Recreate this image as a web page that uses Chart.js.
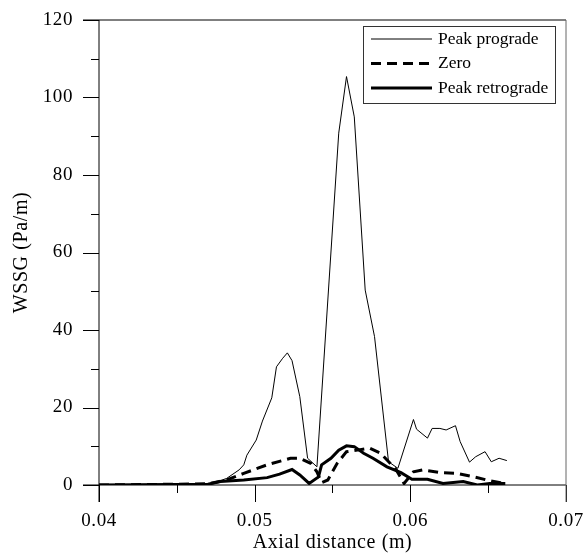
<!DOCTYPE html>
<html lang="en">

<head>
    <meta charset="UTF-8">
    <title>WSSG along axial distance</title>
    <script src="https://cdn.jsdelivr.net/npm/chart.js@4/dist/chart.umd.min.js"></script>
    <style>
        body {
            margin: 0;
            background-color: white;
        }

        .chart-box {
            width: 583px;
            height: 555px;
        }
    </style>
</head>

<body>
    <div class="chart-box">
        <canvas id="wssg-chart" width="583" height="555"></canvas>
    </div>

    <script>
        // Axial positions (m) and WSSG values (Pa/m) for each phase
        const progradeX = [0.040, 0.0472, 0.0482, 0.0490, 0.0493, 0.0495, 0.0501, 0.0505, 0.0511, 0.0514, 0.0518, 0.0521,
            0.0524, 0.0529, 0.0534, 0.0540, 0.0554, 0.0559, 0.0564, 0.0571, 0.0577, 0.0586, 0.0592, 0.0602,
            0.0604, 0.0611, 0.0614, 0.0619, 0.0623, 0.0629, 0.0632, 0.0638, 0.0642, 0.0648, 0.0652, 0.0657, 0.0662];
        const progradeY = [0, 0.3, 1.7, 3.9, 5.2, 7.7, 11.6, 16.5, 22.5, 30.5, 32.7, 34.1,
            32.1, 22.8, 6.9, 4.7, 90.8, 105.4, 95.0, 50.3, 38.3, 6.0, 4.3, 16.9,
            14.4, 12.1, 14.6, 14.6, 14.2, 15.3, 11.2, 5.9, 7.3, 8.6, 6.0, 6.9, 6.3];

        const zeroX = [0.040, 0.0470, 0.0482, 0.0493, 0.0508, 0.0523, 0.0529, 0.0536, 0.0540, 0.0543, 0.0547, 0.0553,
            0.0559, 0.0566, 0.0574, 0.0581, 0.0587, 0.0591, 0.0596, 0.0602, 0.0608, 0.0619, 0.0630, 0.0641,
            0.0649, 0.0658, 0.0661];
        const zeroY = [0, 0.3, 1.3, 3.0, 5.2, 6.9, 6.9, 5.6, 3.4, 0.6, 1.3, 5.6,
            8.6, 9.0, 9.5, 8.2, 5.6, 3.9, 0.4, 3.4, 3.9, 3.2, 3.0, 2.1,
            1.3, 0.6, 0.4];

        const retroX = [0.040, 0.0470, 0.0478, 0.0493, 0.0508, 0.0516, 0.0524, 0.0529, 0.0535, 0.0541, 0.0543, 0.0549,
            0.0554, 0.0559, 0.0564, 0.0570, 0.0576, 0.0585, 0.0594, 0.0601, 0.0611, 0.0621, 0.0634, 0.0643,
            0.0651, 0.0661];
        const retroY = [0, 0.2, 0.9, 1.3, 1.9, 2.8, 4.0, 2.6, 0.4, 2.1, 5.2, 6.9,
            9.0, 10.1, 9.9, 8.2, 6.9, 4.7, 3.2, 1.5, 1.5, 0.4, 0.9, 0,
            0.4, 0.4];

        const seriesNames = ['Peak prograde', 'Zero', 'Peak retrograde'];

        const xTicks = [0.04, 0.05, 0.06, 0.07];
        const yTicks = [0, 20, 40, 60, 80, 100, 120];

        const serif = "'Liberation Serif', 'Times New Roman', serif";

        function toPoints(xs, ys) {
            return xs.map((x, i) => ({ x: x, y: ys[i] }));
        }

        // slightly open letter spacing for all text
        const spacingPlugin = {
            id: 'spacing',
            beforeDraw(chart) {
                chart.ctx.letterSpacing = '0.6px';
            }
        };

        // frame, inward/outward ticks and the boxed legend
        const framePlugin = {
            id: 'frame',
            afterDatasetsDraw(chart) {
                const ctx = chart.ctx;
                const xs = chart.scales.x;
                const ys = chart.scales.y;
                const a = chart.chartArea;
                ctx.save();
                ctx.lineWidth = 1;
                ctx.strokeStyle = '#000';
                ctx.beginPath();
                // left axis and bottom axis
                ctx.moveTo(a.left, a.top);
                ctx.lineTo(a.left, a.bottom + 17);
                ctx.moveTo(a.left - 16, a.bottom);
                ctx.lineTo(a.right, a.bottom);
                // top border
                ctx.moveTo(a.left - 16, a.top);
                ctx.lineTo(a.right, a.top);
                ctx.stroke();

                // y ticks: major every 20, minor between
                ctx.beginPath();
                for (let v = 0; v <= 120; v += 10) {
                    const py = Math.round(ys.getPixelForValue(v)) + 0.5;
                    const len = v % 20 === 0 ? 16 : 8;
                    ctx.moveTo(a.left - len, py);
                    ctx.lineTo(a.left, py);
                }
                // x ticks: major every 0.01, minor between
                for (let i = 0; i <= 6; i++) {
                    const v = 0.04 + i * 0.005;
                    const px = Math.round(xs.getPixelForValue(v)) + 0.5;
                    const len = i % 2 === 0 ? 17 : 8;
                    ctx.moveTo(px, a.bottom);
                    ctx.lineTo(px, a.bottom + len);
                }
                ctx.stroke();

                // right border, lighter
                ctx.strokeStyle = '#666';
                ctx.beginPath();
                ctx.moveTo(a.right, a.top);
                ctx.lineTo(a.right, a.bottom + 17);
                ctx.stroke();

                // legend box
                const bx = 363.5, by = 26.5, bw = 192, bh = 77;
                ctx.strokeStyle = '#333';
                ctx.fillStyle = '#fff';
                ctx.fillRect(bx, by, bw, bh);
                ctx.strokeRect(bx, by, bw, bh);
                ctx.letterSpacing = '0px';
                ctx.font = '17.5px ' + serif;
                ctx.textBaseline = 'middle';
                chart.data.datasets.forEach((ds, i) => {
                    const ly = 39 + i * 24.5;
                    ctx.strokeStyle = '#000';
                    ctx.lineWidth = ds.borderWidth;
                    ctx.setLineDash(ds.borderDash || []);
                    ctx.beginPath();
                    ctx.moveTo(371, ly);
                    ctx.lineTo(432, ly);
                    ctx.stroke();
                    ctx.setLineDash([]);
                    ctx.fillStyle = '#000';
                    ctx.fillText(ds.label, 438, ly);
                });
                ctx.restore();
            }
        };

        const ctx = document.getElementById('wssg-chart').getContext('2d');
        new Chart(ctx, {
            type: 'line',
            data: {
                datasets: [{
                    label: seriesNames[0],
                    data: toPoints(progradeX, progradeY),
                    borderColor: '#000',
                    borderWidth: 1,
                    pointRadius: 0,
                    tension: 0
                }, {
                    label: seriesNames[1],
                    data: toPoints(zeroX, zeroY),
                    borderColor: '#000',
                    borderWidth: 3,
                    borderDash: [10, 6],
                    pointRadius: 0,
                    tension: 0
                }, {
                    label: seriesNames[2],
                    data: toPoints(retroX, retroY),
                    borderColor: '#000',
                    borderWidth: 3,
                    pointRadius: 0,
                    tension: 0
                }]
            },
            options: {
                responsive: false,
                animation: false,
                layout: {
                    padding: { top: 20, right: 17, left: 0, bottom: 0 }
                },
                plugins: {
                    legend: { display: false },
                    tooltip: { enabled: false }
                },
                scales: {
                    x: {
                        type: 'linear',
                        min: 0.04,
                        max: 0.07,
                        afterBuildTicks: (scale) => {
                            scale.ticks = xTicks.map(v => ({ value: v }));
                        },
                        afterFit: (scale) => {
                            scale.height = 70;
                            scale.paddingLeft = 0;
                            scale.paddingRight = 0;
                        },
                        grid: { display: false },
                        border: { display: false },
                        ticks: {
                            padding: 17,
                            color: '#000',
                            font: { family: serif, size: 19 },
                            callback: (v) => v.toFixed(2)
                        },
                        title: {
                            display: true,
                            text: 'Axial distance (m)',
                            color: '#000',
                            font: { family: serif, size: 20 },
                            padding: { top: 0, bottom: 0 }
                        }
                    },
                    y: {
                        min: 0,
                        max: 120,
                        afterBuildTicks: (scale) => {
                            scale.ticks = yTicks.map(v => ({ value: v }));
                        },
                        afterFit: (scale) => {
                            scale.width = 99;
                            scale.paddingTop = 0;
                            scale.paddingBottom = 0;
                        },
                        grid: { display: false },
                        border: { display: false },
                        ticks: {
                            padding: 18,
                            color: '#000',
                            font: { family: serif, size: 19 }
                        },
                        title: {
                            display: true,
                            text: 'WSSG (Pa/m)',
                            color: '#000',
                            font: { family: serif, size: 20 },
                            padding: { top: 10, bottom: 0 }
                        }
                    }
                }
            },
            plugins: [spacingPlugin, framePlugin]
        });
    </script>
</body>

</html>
■ ■ ■ ■ ■ ■ ■
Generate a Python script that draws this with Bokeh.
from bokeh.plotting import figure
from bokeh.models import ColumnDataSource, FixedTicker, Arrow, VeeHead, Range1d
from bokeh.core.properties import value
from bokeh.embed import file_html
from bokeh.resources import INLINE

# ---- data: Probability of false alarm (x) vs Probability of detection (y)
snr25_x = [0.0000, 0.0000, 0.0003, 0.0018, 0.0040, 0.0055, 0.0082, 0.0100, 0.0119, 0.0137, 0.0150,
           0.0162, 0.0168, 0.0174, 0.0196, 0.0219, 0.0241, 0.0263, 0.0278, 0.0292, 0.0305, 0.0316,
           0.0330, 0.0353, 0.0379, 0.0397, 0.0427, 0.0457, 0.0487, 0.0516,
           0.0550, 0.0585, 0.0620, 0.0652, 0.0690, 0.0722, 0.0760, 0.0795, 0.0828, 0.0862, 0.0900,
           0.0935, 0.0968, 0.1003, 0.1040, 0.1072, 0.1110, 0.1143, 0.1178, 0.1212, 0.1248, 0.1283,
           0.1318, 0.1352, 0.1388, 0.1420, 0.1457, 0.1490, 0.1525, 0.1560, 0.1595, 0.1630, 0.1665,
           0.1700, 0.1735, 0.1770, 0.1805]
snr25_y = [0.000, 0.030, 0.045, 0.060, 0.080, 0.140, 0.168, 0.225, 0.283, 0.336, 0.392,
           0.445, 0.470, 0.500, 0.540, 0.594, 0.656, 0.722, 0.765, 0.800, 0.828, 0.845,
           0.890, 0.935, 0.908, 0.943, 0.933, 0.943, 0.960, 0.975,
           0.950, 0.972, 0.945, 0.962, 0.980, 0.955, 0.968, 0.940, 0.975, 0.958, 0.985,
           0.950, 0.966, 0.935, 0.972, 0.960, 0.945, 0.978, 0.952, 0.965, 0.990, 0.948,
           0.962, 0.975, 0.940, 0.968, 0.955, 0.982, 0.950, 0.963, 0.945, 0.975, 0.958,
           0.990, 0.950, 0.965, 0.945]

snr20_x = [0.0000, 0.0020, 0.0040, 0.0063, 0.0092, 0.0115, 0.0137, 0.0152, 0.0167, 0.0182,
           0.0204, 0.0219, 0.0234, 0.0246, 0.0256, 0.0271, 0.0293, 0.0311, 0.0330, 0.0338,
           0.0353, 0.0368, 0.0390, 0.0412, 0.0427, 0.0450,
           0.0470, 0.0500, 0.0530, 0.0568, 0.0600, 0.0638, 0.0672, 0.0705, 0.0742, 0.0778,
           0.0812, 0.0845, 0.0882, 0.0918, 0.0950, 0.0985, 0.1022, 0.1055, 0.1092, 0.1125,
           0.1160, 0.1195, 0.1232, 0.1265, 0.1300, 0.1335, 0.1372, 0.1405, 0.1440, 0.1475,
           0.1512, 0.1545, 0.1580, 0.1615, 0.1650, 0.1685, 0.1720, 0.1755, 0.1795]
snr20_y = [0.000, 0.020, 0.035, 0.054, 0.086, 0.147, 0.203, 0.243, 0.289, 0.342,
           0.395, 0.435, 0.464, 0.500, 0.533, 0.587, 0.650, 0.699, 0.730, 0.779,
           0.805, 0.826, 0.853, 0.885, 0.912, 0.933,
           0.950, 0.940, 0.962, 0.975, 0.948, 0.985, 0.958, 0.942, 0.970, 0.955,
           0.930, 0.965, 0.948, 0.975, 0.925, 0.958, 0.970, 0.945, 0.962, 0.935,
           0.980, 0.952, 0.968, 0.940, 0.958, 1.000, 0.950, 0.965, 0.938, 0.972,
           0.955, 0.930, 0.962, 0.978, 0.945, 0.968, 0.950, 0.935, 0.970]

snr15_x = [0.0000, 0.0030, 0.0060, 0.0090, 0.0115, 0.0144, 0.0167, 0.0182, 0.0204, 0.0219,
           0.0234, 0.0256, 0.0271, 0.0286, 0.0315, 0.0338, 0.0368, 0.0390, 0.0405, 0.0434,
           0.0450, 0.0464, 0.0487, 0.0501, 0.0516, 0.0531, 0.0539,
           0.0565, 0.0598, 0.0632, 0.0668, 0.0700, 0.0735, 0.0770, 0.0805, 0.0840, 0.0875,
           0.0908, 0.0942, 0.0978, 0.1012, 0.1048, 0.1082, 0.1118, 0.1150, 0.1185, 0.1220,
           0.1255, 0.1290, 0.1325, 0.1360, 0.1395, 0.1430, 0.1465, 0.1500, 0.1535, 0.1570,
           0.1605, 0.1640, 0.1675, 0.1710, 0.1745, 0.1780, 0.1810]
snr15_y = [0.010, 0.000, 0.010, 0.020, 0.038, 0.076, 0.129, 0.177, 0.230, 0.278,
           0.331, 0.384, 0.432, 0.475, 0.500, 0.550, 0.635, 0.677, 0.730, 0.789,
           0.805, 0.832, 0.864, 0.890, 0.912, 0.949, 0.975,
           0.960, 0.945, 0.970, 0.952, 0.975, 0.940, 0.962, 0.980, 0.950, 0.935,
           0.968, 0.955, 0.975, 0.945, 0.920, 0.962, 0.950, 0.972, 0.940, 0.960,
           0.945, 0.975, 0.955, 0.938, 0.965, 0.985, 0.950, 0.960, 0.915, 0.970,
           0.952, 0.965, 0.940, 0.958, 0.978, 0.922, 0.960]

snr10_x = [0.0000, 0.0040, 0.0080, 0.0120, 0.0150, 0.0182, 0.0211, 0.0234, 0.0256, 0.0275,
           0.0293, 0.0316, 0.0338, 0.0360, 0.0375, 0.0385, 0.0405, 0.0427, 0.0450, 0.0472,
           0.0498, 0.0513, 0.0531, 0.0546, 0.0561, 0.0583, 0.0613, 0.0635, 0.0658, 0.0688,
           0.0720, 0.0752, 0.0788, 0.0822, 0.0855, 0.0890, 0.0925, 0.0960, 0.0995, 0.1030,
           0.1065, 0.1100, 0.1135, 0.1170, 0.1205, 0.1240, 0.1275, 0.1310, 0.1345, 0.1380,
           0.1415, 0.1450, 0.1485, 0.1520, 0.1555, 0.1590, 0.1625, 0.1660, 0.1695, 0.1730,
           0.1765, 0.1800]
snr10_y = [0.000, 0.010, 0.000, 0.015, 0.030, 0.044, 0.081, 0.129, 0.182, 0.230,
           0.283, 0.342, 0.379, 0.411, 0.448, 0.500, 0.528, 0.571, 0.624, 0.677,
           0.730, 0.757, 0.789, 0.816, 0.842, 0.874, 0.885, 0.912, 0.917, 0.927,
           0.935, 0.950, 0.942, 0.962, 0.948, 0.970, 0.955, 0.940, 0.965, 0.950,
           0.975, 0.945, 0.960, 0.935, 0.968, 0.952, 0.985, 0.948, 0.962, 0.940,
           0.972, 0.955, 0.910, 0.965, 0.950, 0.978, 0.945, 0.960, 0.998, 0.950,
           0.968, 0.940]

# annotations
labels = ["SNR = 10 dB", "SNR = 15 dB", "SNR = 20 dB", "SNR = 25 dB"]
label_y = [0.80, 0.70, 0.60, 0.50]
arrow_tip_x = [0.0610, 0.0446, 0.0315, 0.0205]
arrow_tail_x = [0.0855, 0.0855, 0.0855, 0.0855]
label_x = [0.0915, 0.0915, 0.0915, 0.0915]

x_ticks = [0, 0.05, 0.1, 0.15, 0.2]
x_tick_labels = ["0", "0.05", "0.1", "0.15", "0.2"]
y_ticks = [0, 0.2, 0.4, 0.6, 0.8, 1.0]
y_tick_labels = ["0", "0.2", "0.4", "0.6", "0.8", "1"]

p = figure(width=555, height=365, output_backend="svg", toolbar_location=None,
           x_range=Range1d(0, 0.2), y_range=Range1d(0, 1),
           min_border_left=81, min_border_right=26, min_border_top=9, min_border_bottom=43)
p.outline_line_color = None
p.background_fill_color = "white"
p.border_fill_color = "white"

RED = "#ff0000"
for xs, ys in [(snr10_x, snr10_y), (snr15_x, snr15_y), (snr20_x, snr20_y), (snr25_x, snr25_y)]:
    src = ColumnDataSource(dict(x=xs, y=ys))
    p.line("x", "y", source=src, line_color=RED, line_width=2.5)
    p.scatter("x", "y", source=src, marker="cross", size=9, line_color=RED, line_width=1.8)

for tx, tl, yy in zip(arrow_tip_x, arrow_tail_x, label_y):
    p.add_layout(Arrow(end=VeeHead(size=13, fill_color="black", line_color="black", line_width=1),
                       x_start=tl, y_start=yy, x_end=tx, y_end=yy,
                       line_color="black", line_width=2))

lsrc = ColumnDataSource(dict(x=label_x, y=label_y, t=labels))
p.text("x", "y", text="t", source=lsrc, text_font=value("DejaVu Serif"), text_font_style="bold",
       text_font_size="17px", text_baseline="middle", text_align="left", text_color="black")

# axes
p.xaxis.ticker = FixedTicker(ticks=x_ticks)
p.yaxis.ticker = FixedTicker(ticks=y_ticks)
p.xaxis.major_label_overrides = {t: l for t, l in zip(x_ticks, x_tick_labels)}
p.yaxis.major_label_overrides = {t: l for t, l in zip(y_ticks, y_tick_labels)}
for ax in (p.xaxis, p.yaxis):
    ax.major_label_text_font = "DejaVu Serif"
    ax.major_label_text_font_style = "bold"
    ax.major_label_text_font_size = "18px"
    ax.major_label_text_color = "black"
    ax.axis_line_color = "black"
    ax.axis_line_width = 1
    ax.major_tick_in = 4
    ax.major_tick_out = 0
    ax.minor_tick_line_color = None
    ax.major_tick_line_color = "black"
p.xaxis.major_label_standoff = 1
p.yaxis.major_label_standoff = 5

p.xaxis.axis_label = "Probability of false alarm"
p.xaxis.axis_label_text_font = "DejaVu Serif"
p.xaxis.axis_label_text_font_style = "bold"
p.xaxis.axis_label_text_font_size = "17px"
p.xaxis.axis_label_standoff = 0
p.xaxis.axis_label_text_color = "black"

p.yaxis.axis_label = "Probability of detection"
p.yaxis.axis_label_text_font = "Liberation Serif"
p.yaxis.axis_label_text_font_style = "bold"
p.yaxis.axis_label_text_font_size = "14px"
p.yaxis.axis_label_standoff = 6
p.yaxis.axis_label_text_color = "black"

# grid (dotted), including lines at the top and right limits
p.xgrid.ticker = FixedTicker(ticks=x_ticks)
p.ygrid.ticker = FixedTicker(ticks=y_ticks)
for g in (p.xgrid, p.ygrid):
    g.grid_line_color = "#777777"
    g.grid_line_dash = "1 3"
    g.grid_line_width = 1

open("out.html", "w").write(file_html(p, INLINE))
■ ■ ■ ■ ■ ■ ■
Lines from the one with "Recreate this image" through the one with "6.0, 6.9, 6.3];" are the only ones to quote. Quote them exactly and leave out pictures.

- WRITTEN RESPONSE:
Recreate this image as a web page that uses Chart.js.
<!DOCTYPE html>
<html lang="en">

<head>
    <meta charset="UTF-8">
    <title>WSSG along axial distance</title>
    <script src="https://cdn.jsdelivr.net/npm/chart.js@4/dist/chart.umd.min.js"></script>
    <style>
        body {
            margin: 0;
            background-color: white;
        }

        .chart-box {
            width: 583px;
            height: 555px;
        }
    </style>
</head>

<body>
    <div class="chart-box">
        <canvas id="wssg-chart" width="583" height="555"></canvas>
    </div>

    <script>
        // Axial positions (m) and WSSG values (Pa/m) for each phase
        const progradeX = [0.040, 0.0472, 0.0482, 0.0490, 0.0493, 0.0495, 0.0501, 0.0505, 0.0511, 0.0514, 0.0518, 0.0521,
            0.0524, 0.0529, 0.0534, 0.0540, 0.0554, 0.0559, 0.0564, 0.0571, 0.0577, 0.0586, 0.0592, 0.0602,
            0.0604, 0.0611, 0.0614, 0.0619, 0.0623, 0.0629, 0.0632, 0.0638, 0.0642, 0.0648, 0.0652, 0.0657, 0.0662];
        const progradeY = [0, 0.3, 1.7, 3.9, 5.2, 7.7, 11.6, 16.5, 22.5, 30.5, 32.7, 34.1,
            32.1, 22.8, 6.9, 4.7, 90.8, 105.4, 95.0, 50.3, 38.3, 6.0, 4.3, 16.9,
            14.4, 12.1, 14.6, 14.6, 14.2, 15.3, 11.2, 5.9, 7.3, 8.6, 6.0, 6.9, 6.3];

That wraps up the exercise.